In the recital’s short time-span, Kim and Choi began with the program’s finest music to represent the indivisible aspect of their partnership, but from then on their ways parted and even the flashy final duet proved something of a one-sided business with Kim occupying the limelight.  Nevertheless, the audience responded positively to the  musicians’ output and the exercise made an auspicious signpost in a fairly new initiative – well, new to me: the Marigold Southey Signature Series.

Bach celebrates the Reformation

St. John’s Lutheran Church, Southbank

EIN FESTE BURG     

St John’s Bach Orchestra and Choir

St.
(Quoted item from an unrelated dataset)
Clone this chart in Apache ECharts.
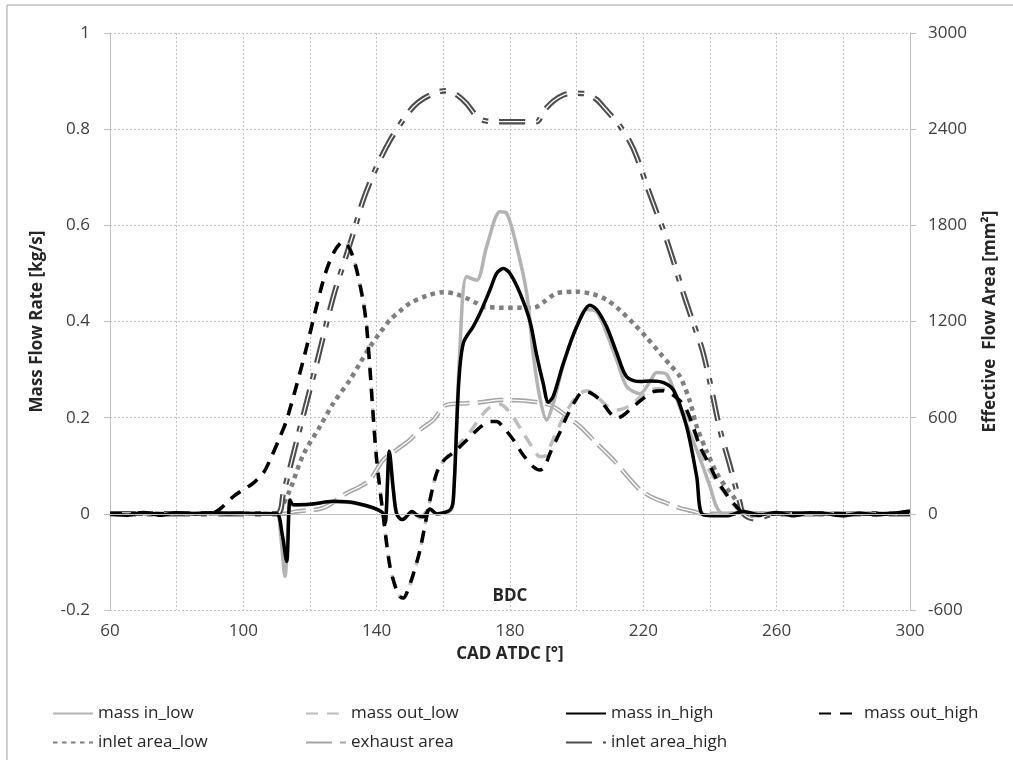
<!DOCTYPE html>
<html>
<head>
<meta charset="utf-8">
<script src="https://cdn.jsdelivr.net/npm/echarts@6/dist/echarts.min.js"></script>
<style>
html,body{margin:0;padding:0;background:#fff;}
#chart{width:1013px;height:760px;}
</style>
</head>
<body>
<div id="chart"></div>
<script>
// ---------------- DATA ----------------
// Crank angle (CAD ATDC) and mass flow rates [kg/s] (left axis)
var massInLowX  = [60,70,80,90,100,110,111,112.5,114,115,120,127,134,141.5,142.5,143.8,145,146,147.6,150.6,153,156,158,162,163,165,167,170,173,177,179,182,185,187,189,191,193,196,200,203,206,209,212,215,219,222,224,227,231,236,240,242,244,250,260,270,280,290,300];
var massInLowY  = [0,0,0,0,0,0,-0.03,-0.13,0.02,0.018,0.02,0.025,0.021,0.004,-0.02,0.12,0.05,0.0,-0.012,0.004,-0.008,0.01,0,0.006,0.03,0.348,0.493,0.486,0.556,0.628,0.625,0.556,0.459,0.33,0.24,0.195,0.23,0.31,0.39,0.425,0.42,0.375,0.32,0.265,0.25,0.275,0.294,0.29,0.22,0.133,0.057,0.014,0,0.003,0,-0.003,0.002,0,0.004];

var massOutLowX = [60,70,80,90,93,97,100,103,106,108,111,113,118,124,127,130,132,134,136,137,138,139,140,142,144,146,147,148,149,151,153,156,158,160,164,168,171,174,177,180,184,187,189,190.5,192,196,200,203,206,209,212,216,220,224,227,231,235,239,243,247,250,255,260,270,280,290,300];
var massOutLowY = [0,0,0,0,0.01,0.036,0.05,0.064,0.085,0.112,0.16,0.195,0.32,0.486,0.542,0.568,0.552,0.507,0.44,0.389,0.3,0.2,0.112,-0.006,-0.11,-0.16,-0.172,-0.176,-0.166,-0.125,-0.075,0.029,0.085,0.11,0.14,0.17,0.2,0.222,0.228,0.21,0.168,0.135,0.119,0.12,0.14,0.2,0.245,0.256,0.244,0.225,0.216,0.225,0.248,0.26,0.258,0.232,0.175,0.1,0.057,0.02,0,-0.005,0,0,0,0,0];

var massInHighX = [60,65,70,75,80,85,90,95,100,105,110,111.6,113,114,115,120,127,134,141.5,142.5,143.8,145,146,147.6,148.5,150.6,152,154,156,158,162,163,164.6,166,169,171,174,176,178,180,183,186,188,190,191.5,193,196,200,204,206,209,212,215,219,222,225,229,233,236,238,245,250,255,260,265,270,275,280,285,290,295,300];
var massInHighY = [0,-0.003,0.003,-0.003,0.002,0,0.002,0,0.001,0,0,-0.04,-0.099,0.029,0.019,0.02,0.026,0.022,0.004,-0.02,0.13,0.05,0.0,-0.012,-0.009,0.005,-0.002,-0.006,0.01,0,0.008,0.03,0.27,0.355,0.39,0.417,0.466,0.5,0.51,0.5,0.459,0.4,0.33,0.27,0.232,0.245,0.313,0.389,0.434,0.425,0.389,0.335,0.285,0.275,0.276,0.275,0.258,0.181,0.078,-0.002,-0.004,0.005,-0.002,0.003,-0.004,0.002,0,-0.004,0.001,-0.002,0.001,0.006];

var massOutHighX = [60,70,80,90,93,97,100,103,106,108,111,113,118,124,127,130,132,134,136,137,138,139,140,142,144,146,147,148,149,151,153,156,158,160,164,168,171,174,176,178,181,184,187,189,190.5,192,195,197,200,202,204,207,210,212,214,217,220,223,226,228,231,233,235,237,240,242,245,247,250,255,260,270,280,290,300];
var massOutHighY = [0,0,0,0,0.01,0.036,0.05,0.064,0.085,0.112,0.16,0.195,0.32,0.486,0.542,0.566,0.55,0.507,0.44,0.389,0.3,0.2,0.112,-0.006,-0.11,-0.16,-0.172,-0.175,-0.165,-0.125,-0.075,0.029,0.085,0.11,0.133,0.16,0.18,0.192,0.192,0.18,0.154,0.122,0.098,0.091,0.1,0.126,0.17,0.202,0.24,0.254,0.252,0.237,0.21,0.199,0.205,0.223,0.24,0.254,0.256,0.251,0.235,0.216,0.18,0.14,0.1,0.071,0.04,0.022,0.002,-0.003,0,0,0,0,0];

// Effective flow areas [mm2] (right axis)
var inletLowX = [60,110,111,114,118,123,127,132,135,138,141,144,147,150,155,160,164,167,170,172,187,190,194,200,205,209,213,217,221,225,228,231,234,236,239,242,245,247,249,251,260,300];
var inletLowY = [0,0,20,150,370,545,690,836,940,1043,1130,1210,1265,1314,1360,1383,1370,1345,1314,1290,1285,1320,1376,1386,1370,1335,1270,1189,1100,1002,930,856,700,545,390,254,160,108,40,0,0,0];

var exhaustX = [60,112,116,124,131,135,138,142,146,150,153,157,159,161,167,172,177,182,187,190,193,197,201,206,211,215,219,223,227,231,235,238,245,300];
var exhaustY = [0,0,15,37,129,170,212,337,400,462,524,586,640,680,690,698,711,708,700,690,669,610,545,440,337,240,150,100,67,35,15,0,0,0];

var inletHighX = [60,110,112,116.6,122,127,131,133,136,140,144,148,151,154,158,161,164,167,170,172,175,188,190,193,196,199,203,206,208,211,213,216,218,221,224,226,229,232,235,237.7,240,243,246,249,250,253,260,300];
var inletHighY = [0,0,129,503,940,1355,1620,1751,1960,2166,2330,2460,2540,2590,2630,2640,2615,2560,2480,2455,2447,2447,2510,2575,2613,2625,2620,2585,2540,2470,2420,2320,2228,2050,1880,1771,1580,1376,1190,1023,820,524,300,67,0,-30,0,0];

var seriesNames = ['mass in_low','mass out_low','mass in_high','mass out_high','inlet area_low','exhaust area','inlet area_high'];
var xTickLabels = [60,100,140,180,220,260,300];
var leftTicks  = [-0.2,0,0.2,0.4,0.6,0.8,1];
var rightTicks = [-600,0,600,1200,1800,2400,3000];

function pairs(xs, ys){ return xs.map(function(x,i){ return [x, ys[i]]; }); }

var FONT = '"Open Sans", sans-serif';

var chart = echarts.init(document.getElementById('chart'), null, {renderer:'canvas'});

function mkLegend(left, top, name){
  return {left:left, top:top, data:[name], itemWidth:40, itemHeight:14, padding:0,
    itemStyle:{color:'rgba(0,0,0,0)', borderWidth:0, borderColor:'rgba(0,0,0,0)'},
    textStyle:{fontFamily:FONT, fontSize:17, color:'#262626'}};
}

function baseLine(name, axis, xs, ys, ls){
  return {name:name, type:'line', yAxisIndex:axis, data:pairs(xs,ys), symbol:'none', showSymbol:false,
    smooth:0.3, lineStyle:ls, itemStyle:{color:ls.color}};
}

var series = [
  baseLine(seriesNames[4], 1, inletLowX, inletLowY, {color:'#7f7f7f', width:4.5, type:[4.5,4.5], cap:'butt'}),
  baseLine(seriesNames[5], 1, exhaustX, exhaustY, {color:'#a6a6a6', width:4.5, type:[26,8]}),
  baseLine(seriesNames[5], 1, exhaustX, exhaustY, {color:'#ffffff', width:1.3, type:[26,8]}),
  baseLine(seriesNames[6], 1, inletHighX, inletHighY, {color:'#4d4d4d', width:5.5, type:[26,11,6,11]}),
  baseLine(seriesNames[6], 1, inletHighX, inletHighY, {color:'#ffffff', width:1.3, type:[26,11,6,11]}),
  baseLine(seriesNames[0], 0, massInLowX, massInLowY, {color:'#b3b3b3', width:3.5}),
  baseLine(seriesNames[1], 0, massOutLowX, massOutLowY, {color:'#bdbdbd', width:3.5, type:[12,9]}),
  baseLine(seriesNames[2], 0, massInHighX, massInHighY, {color:'#000000', width:3.5}),
  baseLine(seriesNames[3], 0, massOutHighX, massOutHighY, {color:'#000000', width:3.5, type:[12,9]})
];
series[2].itemStyle.color = '#a6a6a6';
series[4].itemStyle.color = '#4d4d4d';
series[0].markLine = {silent:true, symbol:'none', label:{show:false}, data:[{yAxis:0}],
  lineStyle:{color:'#bfbfbf', type:'solid', width:1.2}};
series[7].markPoint = {symbol:'rect', symbolSize:1, itemStyle:{color:'rgba(0,0,0,0)'}, silent:true,
  label:{show:true, position:'inside', formatter:'BDC', fontFamily:FONT, fontSize:17, fontWeight:'bold', color:'#262626'},
  data:[{coord:[180,-0.172], value:0}]};

var option = {
  backgroundColor:'#fff',
  animation:false,
  graphic:[{type:'rect', shape:{x:7,y:5,width:1030,height:800}, style:{fill:'none', stroke:'#a0a0a0', lineWidth:1}, silent:true}],
  legend:[
    mkLegend(52, 705, seriesNames[0]),
    mkLegend(305, 705, seriesNames[1]),
    mkLegend(565, 705, seriesNames[2]),
    mkLegend(818, 705, seriesNames[3]),
    mkLegend(52, 734, seriesNames[4]),
    mkLegend(305, 734, seriesNames[5]),
    mkLegend(565, 734, seriesNames[6])
  ],
  grid:{left:110, right:103, top:33, bottom:150, containLabel:false},
  xAxis:{
    type:'value', min:60, max:300, interval:20,
    name:'CAD ATDC [°]', nameLocation:'middle', nameGap:36, nameMoveOverlap:false,
    nameTextStyle:{fontFamily:FONT, fontSize:17, fontWeight:'bold', color:'#262626'},
    axisLine:{show:false, onZero:false},
    axisTick:{show:false},
    axisLabel:{margin:13, fontFamily:FONT, fontSize:17, color:'#404040',
      formatter:function(v){ return xTickLabels.indexOf(v) >= 0 ? String(v) : ''; }},
    splitLine:{show:true, lineStyle:{color:'#c4c4c4', type:[2,2], width:1}}
  },
  yAxis:[{
    type:'value', min:-0.2, max:1, interval:0.2, position:'left',
    name:'Mass Flow Rate [kg/s]', nameLocation:'middle', nameGap:64, nameRotate:90,
    nameTextStyle:{fontFamily:FONT, fontSize:17, fontWeight:'bold', color:'#262626'},
    axisLine:{show:true, onZero:false, lineStyle:{color:'#bfbfbf', width:1}},
    axisTick:{show:true, length:6, lineStyle:{color:'#bfbfbf'}},
    axisLabel:{margin:20, fontFamily:FONT, fontSize:17, color:'#404040',
      formatter:function(v){ var r=Math.round(v*10)/10; return leftTicks.indexOf(r)>=0 ? String(r) : ''; }},
    splitLine:{show:true, lineStyle:{color:'#c4c4c4', type:[2,2], width:1}}
  },{
    type:'value', min:-600, max:3000, interval:600, position:'right',
    name:'Effective  Flow Area [mm²]', nameLocation:'middle', nameGap:72, nameRotate:90,
    nameTextStyle:{fontFamily:FONT, fontSize:17, fontWeight:'bold', color:'#262626'},
    axisLine:{show:true, onZero:false, lineStyle:{color:'#bfbfbf', width:1}},
    axisTick:{show:true, length:6, lineStyle:{color:'#bfbfbf'}},
    axisLabel:{margin:18, fontFamily:FONT, fontSize:17, color:'#404040',
      formatter:function(v){ return rightTicks.indexOf(v)>=0 ? String(v) : ''; }},
    splitLine:{show:false}
  }],
  series:series
};
chart.setOption(option);
</script>
</body>
</html>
John’s Lutheran Church, Southbank

October 25, 2015

In two years, the Reformation’s central act – Luther’s nailing of his 95 Theses to the door of Wittenberg’s Schlosskirche  – will be 500 years old, and it’s not stretching possibilities to foresee that Bach’s cantatas will form a significant part of those celebrations.

At this city’s most prominent Lutheran church, Graham Lieschke continues to promote and oversee regular performances of these musical statements of faith.  For today – Reformation Sunday – he presented No. 80 which uses Luther’s most famous hymn as its basis: a familiar tune that Bach transforms immediately into a polyphonic marvel as the opening chorus piles vocal and instrumental lines on each other, the composer testifying to his faith with a skill of construction and emotional enthusiasm that sweeps away all doubt.

At Southgate, these cantatas are inserted into the regular Sunday liturgy, a constant framework into which Bach inserted his own musical sermons.   In these more theologically relaxed times, the interposed cantata brings an extraordinary focus to the day’s liturgical observations, as well as to the readings and gospel which set the service’s tenor.  This morning’s cantata content spoke clearly to the concept of the spiritual war between God and the Devil expressed in military metaphors of bulwarks, fortresses, flags, battlefields, armaments, freedom and victory.

The St. John’s Choir gave a fair account of the opening movement, if inclined to be swamped by the ornate orchestration for oboe and trumpet trios, timpani, a bustling string body, and organ and harpsichord enjoying separate parts.  Singer numbers seem to have shrunk over the past few years and – as with most local bodies – the tenors sounded faint, especially in this initial complex.  But the later chorale verses  came across with  more aggression and verve.

A few bleeps from the period trumpets emerged in the work’s finale, although the lines are taxingly positioned.  Both oboists Kailen Cresp and Andrew Angus enjoyed more success with their solo contributions and the string corps show competence but a surprising lack of bounce, generating the work’s supporting weave but leaving it dynamically inert.

As usual, Lieschke benefited from a quartet of able young soloists.  Soprano Caitlin Vincent owns a clear-speaking instrument, even across its range for her counter-melody in bass Jeremy Kleeman‘s Alles, was von Gott geboren  aria. and her own very exposed Komm in mein Herzenshaus solo.  Kleeman made the most of an extended, ardent recitative but the morning’s most effective solo work came from alto Maximilian Riebl and tenor Jacob Lawrence in the cantata’s penultimate duet Wie selig sind doch die: mutually considerate, well balanced in vocal timbre, accurate in rhythmic definition and pitching.

The St. John’s  series continues on Sunday November 29, the run-up to Christmas being marked with Schwingt freudig euch empor, Cantata No. 36, written to celebrate the start of Advent in 1731 and hymning Bach’s great faith with impregnable certainty and infectious joy.